— start Raw data —
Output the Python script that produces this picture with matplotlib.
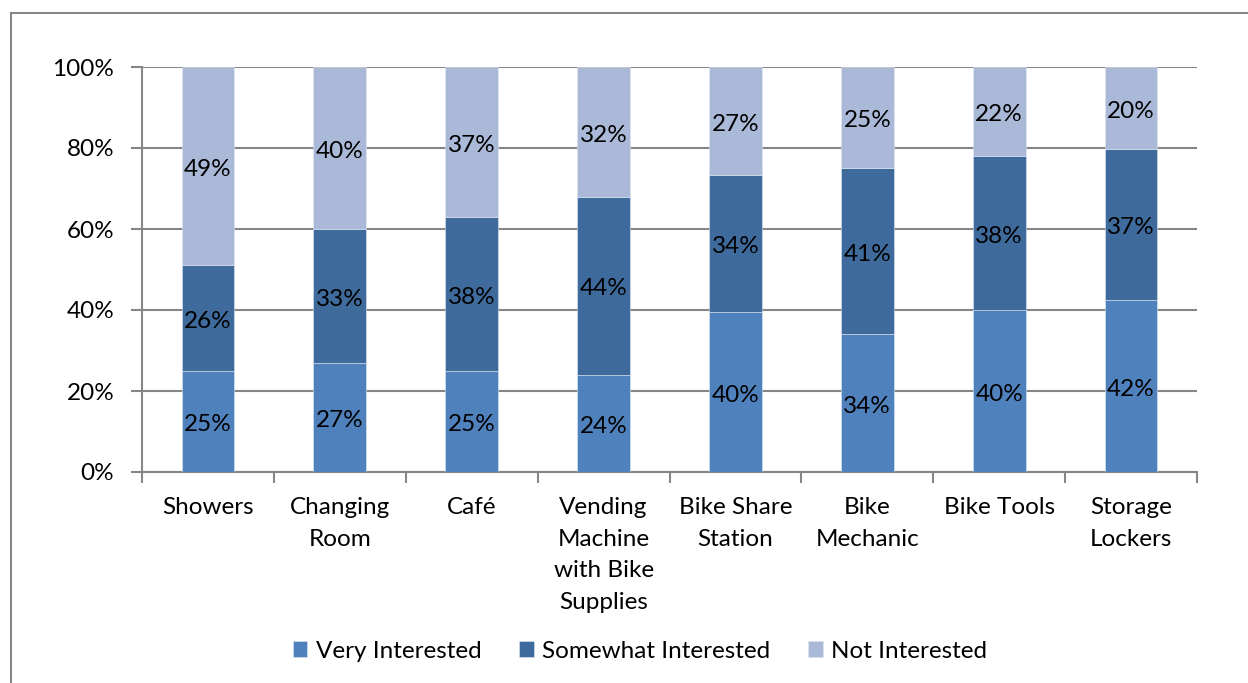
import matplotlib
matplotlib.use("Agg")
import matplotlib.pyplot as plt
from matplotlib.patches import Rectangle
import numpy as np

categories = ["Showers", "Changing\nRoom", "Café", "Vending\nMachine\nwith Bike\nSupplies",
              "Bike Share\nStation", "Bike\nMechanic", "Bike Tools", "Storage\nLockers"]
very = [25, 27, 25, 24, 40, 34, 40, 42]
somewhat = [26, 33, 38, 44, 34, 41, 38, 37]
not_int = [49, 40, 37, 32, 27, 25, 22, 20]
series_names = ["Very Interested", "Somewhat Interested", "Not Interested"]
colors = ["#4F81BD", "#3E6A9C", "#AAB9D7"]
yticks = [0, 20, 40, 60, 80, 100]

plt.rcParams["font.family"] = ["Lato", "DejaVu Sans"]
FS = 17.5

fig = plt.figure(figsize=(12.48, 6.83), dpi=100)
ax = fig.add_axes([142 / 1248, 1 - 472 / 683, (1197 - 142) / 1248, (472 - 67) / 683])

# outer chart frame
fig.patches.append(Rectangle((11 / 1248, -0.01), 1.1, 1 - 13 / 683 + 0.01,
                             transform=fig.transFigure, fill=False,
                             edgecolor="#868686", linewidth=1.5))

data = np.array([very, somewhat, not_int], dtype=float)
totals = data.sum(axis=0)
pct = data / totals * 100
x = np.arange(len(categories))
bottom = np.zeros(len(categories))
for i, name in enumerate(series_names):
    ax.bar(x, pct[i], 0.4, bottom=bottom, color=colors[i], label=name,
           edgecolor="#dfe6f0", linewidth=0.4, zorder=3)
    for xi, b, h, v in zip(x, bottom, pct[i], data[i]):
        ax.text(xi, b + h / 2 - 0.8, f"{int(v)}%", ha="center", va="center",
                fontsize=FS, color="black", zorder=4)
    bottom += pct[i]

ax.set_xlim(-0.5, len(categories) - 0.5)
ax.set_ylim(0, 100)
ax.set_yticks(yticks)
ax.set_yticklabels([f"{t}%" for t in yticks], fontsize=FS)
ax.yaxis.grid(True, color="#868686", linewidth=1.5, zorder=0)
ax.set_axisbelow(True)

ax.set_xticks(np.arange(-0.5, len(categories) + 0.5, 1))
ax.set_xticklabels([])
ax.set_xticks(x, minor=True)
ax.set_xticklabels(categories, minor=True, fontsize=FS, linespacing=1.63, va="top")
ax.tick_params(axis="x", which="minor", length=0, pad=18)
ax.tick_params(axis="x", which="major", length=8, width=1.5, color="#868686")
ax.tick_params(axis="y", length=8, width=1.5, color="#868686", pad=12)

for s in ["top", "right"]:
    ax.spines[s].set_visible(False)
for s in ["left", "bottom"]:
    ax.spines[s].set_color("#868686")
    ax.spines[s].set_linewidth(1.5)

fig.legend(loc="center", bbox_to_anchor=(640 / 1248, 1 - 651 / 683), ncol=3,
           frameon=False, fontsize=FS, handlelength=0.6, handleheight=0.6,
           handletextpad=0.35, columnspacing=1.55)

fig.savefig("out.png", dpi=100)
— end Raw data —
(Task brief): Pictures excluded, repeat exactly the lines from the top of the material through the line with "yticks = [0, 20, 40, 60, 80, 100]", including both of those lines.

(Output for this exercise):
Output the Python script that produces this picture with matplotlib.
import matplotlib
matplotlib.use("Agg")
import matplotlib.pyplot as plt
from matplotlib.patches import Rectangle
import numpy as np

categories = ["Showers", "Changing\nRoom", "Café", "Vending\nMachine\nwith Bike\nSupplies",
              "Bike Share\nStation", "Bike\nMechanic", "Bike Tools", "Storage\nLockers"]
very = [25, 27, 25, 24, 40, 34, 40, 42]
somewhat = [26, 33, 38, 44, 34, 41, 38, 37]
not_int = [49, 40, 37, 32, 27, 25, 22, 20]
series_names = ["Very Interested", "Somewhat Interested", "Not Interested"]
colors = ["#4F81BD", "#3E6A9C", "#AAB9D7"]
yticks = [0, 20, 40, 60, 80, 100]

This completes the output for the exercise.